Talking to each other with respect isn’t a branch of the entertainment industry, but it is essential if we want a democracy. And finally, whenever anyone ends their argument with the phrase “it’s not rocket science”, be sure that they have oversimplified and don’t have a full understanding.
Best wishes
Jeremy Preece
(Labour Town Councillor at St Austell Town Council).
Milburn Review
Hi
When I started work as an engineer, I left school at 16 and straight away, started an Apprenticeship and spent the first year on a E.I.T.B course. This was subsidised by the Government.
I spent all my working life in engineering one way or another. The help I received then set me up for life. This approach needs to be taken up again.
When I was 16 there was no such thing as unemployment and 1% went to University, it’s about 50% now. So young people’s expectations are much higher. Working with your hands is deemed to be dirty and young people are taught to go on the academic route.
Having worked on the Continent in the past their outlook for people is different with a different approach to people who work with their hands.
I hope this is helpful.
Peter Cockings
*****
The right wing construct that more than one million 16 to 24 year olds cannot get jobs due to better employment rights and a higher minimum wage needs to be debunked.
These changes slightly rebalanced the employer/employee relationship, from the previous totally exploitative situation. The way to create jobs is not to reward bad employers.
Another great myth is welfare. Yes, the bill is high, partly due to not employing those young people. But a far bigger part of the welfare bill is pensions. More that 50% in fact. But this is not a benefit or perk but a right earned by people who have paid National Insurance for more than 35 years. What is more it is solvent, the National Insurance Fund is £74 billion in credit.
Good afternoon
I just read in the Milburn Review:
Careers guidance, work experience and employer engagement
‘Only 32% of young people reported receiving face-to-face careers advice in 2025.’
‘Lack of work experience is the single most-cited barrier to work amongst young people’
‘The problem is not that no one knows what works, but that what works is not happening at scale, and is least available where it is most needed.’

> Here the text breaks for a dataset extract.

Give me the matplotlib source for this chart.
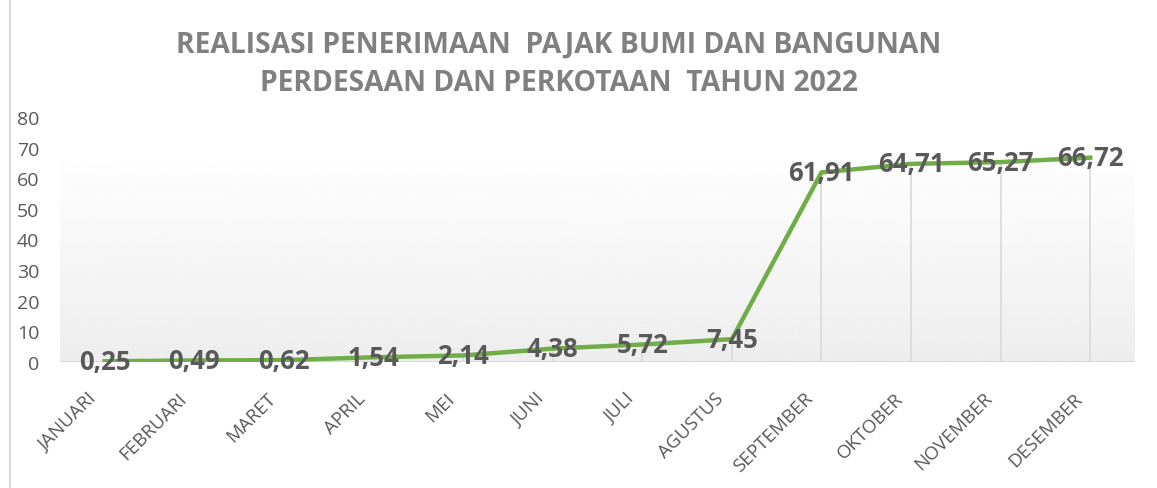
import numpy as np
import matplotlib
matplotlib.use('Agg')
import matplotlib.pyplot as plt
from matplotlib.transforms import ScaledTranslation
from matplotlib.lines import Line2D

months = ['JANUARI', 'FEBRUARI', 'MARET', 'APRIL', 'MEI', 'JUNI', 'JULI',
          'AGUSTUS', 'SEPTEMBER', 'OKTOBER', 'NOVEMBER', 'DESEMBER']
realisasi = [0.25, 0.49, 0.62, 1.54, 2.14, 4.38, 5.72, 7.45, 61.91, 64.71, 65.27, 66.72]
yticks = [0, 10, 20, 30, 40, 50, 60, 70, 80]
title = 'REALISASI PENERIMAAN  PAJAK BUMI DAN BANGUNAN\nPERDESAAN DAN PERKOTAAN  TAHUN 2022'

GREEN = '#70AD47'
DARK = '#595959'

W, H = 1157, 489
fig = plt.figure(figsize=(W / 100, H / 100), dpi=100)
# axes box in pixels: x 60..1135, y(0)=363, y(80)=118
ax = fig.add_axes([60 / W, (H - 363) / H, (1135 - 60) / W, (363 - 118) / H])
x = np.arange(len(months))

# gradient backdrop (plot area fill)
grad = np.linspace(1.0, 0.93, 256).reshape(-1, 1)
ax.imshow(grad, cmap='gray', vmin=0, vmax=1, aspect='auto',
          extent=[-0.5, len(months) - 0.5, 0, 69.5], zorder=0, interpolation='bicubic')

# drop lines
ax.vlines(x, 0, realisasi, color='#d9d9d9', lw=1.2, zorder=1)
ax.axhline(0, color='#d9d9d9', lw=1.5, zorder=1)

ax.plot(x, realisasi, color=GREEN, lw=3.2, zorder=3, solid_joinstyle='round')

for xi, v in zip(x, realisasi):
    ax.text(xi, v, f'{v:.2f}'.replace('.', ','), ha='center', va='center',
            fontsize=18.5, fontweight='bold', color=DARK, family='Open Sans', zorder=4)

ax.set_xlim(-0.5, len(months) - 0.5)
ax.set_ylim(0, 80)
ax.set_yticks(yticks)
ax.set_yticklabels([str(t) for t in yticks], fontsize=14, color=DARK, family='Open Sans')
ax.set_xticks(x)
ax.set_xticklabels(months, rotation=45, ha='right', va='center', rotation_mode='anchor',
                   fontsize=13.5, color=DARK, family='Open Sans')
ax.tick_params(axis='both', length=0)
ax.tick_params(axis='y', pad=15)
ax.tick_params(axis='x', pad=0)
off = ScaledTranslation(-11 / 100, -33 / 100, fig.dpi_scale_trans)
for lab in ax.get_xticklabels():
    lab.set_transform(lab.get_transform() + off)
for s in ax.spines.values():
    s.set_visible(False)

fig.text(559 / W, 1 - 64 / H, title, ha='center', va='center', fontsize=20.3,
         fontweight='bold', color='#808080', family='Open Sans', linespacing=1.42)

# chart border on the left
fig.add_artist(Line2D([10 / W, 10 / W], [0, 1], transform=fig.transFigure,
                      color='#d9d9d9', lw=1.5))

fig.savefig('out.png', dpi=100)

A lot of us do know what works, but although highly valued by young people, education and employers, various Governments messed with and destroyed the local authority careers services. The Tories left young people to market forces and computerised information with no guidance. Gove abolished work experience.
The NEETS problem shows we lost real contact with young people.
In the 1970s and 1980s careers services provided comprehensive careers guidance, organised work experience for all year 10 pupils, (established by my ex-boss Jack Pidcock in Manchester) provided a personal vital link between school, college and work, and supported all young people which included home, work experience, college and employer visits throughout their transitions.
This Government should re-establish some local authority impartial careers educational and guidance services and full work experience pilot schemes in representative areas.
Best wishes
John Campbell
Political Education Officer
Uxbridge and South Ruislip C.L.P.
*****
Hello Emma,
Had Tony Blair’s ‘radical centrism’ given him the courage to accept the Tomlinson Report on the School curriculum he would have done something to give young people an education which met their needs rather than the academic exam factory which now prepares them so badly for the challenges they face.